Wouldn’t this also delay your auto by a couple seconds? Surely you can’t run the motor at full speed to find the sensor for fear of skipping it.

For the steering motor, I see you added an encoder slice to the gearbox in place of the rev through bore encoder (from your earlier Update). As @dydx stated following that update, the gear ratio between your output gear from the steering gearbox and the module itself is not 1:1. Therefore, that encoder will not give you absolute position of the module.

There are effectively 4 ways to get absolute position of the module using an encoder:

  1. Have a 1:1 belt or gear drive from the module to a parallel shaft that the encoder is mounted to (this is by far the most common method uses by SDS and many other designs that have taken heavy influence from the 2910/SDS design).
  2. Mount the lamprey encoder magnet concentric to the axis of rotation of the module itself and mount the lamprey sensor to the top plate (with the motor shaft passing through the center of the ring magnet) as was done on 33’s summer? swerve design.
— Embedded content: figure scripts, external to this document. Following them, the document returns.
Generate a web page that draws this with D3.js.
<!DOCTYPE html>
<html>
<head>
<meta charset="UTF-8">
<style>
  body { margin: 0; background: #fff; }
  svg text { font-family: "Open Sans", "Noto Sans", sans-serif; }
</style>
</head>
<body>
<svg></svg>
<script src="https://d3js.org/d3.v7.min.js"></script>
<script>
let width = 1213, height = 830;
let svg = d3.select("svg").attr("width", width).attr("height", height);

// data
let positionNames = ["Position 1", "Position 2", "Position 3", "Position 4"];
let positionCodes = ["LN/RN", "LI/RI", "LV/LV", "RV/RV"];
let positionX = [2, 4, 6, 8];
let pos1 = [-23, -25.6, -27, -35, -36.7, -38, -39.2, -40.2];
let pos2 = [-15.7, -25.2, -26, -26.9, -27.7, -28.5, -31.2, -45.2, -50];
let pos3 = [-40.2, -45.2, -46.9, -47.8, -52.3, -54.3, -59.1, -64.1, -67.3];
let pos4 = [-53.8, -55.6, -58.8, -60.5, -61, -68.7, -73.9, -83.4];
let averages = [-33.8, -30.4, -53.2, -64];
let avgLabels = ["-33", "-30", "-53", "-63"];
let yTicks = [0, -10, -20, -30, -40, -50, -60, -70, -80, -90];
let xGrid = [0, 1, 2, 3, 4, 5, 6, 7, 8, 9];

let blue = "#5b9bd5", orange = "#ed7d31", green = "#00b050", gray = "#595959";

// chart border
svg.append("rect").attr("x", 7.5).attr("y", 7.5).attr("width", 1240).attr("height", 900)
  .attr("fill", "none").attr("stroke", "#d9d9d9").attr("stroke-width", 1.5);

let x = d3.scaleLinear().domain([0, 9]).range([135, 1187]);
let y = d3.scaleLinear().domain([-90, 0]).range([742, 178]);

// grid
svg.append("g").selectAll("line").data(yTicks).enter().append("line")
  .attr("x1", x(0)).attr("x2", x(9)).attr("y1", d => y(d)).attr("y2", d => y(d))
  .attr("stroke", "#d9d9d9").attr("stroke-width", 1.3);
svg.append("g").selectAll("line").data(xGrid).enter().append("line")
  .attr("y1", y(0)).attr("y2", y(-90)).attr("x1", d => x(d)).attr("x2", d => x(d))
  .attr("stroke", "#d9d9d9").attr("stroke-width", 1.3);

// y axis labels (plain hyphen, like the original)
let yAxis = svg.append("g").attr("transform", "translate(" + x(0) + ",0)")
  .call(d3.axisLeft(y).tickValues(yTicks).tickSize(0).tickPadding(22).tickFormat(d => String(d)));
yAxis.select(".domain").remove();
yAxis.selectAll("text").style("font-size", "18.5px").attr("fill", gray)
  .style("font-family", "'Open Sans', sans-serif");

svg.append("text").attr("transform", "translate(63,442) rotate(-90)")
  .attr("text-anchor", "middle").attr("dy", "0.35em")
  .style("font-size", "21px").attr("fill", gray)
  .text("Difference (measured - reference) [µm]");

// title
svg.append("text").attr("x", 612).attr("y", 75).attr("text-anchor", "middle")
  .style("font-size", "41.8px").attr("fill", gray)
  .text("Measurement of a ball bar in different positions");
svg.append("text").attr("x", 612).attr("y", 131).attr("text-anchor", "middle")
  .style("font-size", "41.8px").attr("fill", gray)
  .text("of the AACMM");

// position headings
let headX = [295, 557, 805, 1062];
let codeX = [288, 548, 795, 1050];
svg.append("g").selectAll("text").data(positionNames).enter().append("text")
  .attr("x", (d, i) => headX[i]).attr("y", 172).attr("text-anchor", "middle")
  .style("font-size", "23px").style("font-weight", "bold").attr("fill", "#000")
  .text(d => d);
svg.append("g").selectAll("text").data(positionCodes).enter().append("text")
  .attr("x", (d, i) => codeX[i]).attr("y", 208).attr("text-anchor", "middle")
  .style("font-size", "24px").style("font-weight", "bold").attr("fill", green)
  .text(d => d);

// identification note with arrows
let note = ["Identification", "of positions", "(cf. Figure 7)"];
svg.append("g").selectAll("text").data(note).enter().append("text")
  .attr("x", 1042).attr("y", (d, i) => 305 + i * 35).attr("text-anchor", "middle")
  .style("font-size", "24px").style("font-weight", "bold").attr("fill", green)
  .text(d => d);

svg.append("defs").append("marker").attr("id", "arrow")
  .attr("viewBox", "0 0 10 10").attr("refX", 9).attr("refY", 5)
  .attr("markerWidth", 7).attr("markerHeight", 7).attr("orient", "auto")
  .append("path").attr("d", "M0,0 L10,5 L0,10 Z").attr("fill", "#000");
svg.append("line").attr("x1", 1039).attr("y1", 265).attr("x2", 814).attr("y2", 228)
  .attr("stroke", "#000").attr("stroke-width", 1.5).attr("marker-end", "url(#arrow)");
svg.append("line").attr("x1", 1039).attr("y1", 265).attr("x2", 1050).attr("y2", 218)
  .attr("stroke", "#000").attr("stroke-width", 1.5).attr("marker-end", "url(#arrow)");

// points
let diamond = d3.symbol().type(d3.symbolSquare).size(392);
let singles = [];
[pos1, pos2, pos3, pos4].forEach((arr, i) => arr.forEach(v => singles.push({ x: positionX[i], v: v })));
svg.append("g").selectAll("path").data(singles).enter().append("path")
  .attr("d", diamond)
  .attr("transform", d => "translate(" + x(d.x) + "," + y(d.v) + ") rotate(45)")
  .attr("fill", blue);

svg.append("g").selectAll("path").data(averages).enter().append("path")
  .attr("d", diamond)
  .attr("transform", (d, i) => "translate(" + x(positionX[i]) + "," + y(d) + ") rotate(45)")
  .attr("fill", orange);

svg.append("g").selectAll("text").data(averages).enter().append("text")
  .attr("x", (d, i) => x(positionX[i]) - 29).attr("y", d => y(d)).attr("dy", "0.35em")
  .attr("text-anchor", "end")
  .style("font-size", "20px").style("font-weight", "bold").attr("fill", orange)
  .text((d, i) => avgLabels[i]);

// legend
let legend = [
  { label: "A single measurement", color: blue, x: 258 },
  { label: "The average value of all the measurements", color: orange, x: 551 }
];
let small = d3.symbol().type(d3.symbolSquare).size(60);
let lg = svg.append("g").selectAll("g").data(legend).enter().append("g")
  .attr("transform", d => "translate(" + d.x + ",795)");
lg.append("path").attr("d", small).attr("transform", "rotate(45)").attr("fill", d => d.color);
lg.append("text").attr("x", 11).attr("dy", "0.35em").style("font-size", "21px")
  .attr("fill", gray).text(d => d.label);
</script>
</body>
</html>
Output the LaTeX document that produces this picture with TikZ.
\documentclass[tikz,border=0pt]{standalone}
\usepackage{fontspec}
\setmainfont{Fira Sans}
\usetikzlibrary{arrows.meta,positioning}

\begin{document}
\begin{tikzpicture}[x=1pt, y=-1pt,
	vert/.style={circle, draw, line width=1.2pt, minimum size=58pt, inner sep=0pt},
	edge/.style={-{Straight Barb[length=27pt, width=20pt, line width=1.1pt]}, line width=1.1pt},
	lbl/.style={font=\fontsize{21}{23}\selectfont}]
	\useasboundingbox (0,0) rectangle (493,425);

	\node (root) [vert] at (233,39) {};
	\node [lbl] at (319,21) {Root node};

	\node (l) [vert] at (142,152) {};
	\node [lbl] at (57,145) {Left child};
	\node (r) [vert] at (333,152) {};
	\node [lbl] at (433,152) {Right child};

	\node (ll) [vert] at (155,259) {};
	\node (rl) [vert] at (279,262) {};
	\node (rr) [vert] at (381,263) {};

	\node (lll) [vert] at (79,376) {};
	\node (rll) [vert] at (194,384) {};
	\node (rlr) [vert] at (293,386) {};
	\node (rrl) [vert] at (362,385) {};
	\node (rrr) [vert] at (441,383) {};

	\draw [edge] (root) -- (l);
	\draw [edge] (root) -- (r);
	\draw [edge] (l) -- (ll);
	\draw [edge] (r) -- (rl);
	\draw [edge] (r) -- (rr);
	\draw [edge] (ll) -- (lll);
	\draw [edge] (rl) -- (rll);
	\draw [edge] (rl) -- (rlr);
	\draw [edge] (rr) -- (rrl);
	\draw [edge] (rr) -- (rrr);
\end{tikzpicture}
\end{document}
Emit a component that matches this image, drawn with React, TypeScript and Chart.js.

This option really only emerged this year with the release of this new encoder so it is not overly common yet.
  3. Use the encoder in the steering motor to sense rotation at something other than a 1:1 ratio to the module and then either manually set the initial position of the module to 0, or sense the initial position by rotating until you trigger a sensor (like 3737 has done).
  4. Mount an additional gear set from the steering output shaft to an encoder shaft that has the same gear ratio as the ratio between the steering gear and the module. This is the solution we used in prior years on our module.

Options 1, 2 and 4 will get you an absolute position sense at the encoder that can be used directly in a control loop. Sensing the current orientation of the module using option 3 relies on knowing the initial orientation and then keeping track of rotations of either the motor or some other part of the steering gearbox system and dividing those rotations by the gear ratio from the sensed location to the module to get the module angle.

I hope this helps.

Normally it is faster than that. More like .25-.5 seconds.

Seems pretty fast!..but, not so fast. To Sam’s point:

Let’s say it’s .25 seconds. During this zeroing time a typical WCD robot has gotten a 3 foot jump on you. It is painful to watch your robot sit there for what seems to be an eternity while the other robots are already moving on the floor.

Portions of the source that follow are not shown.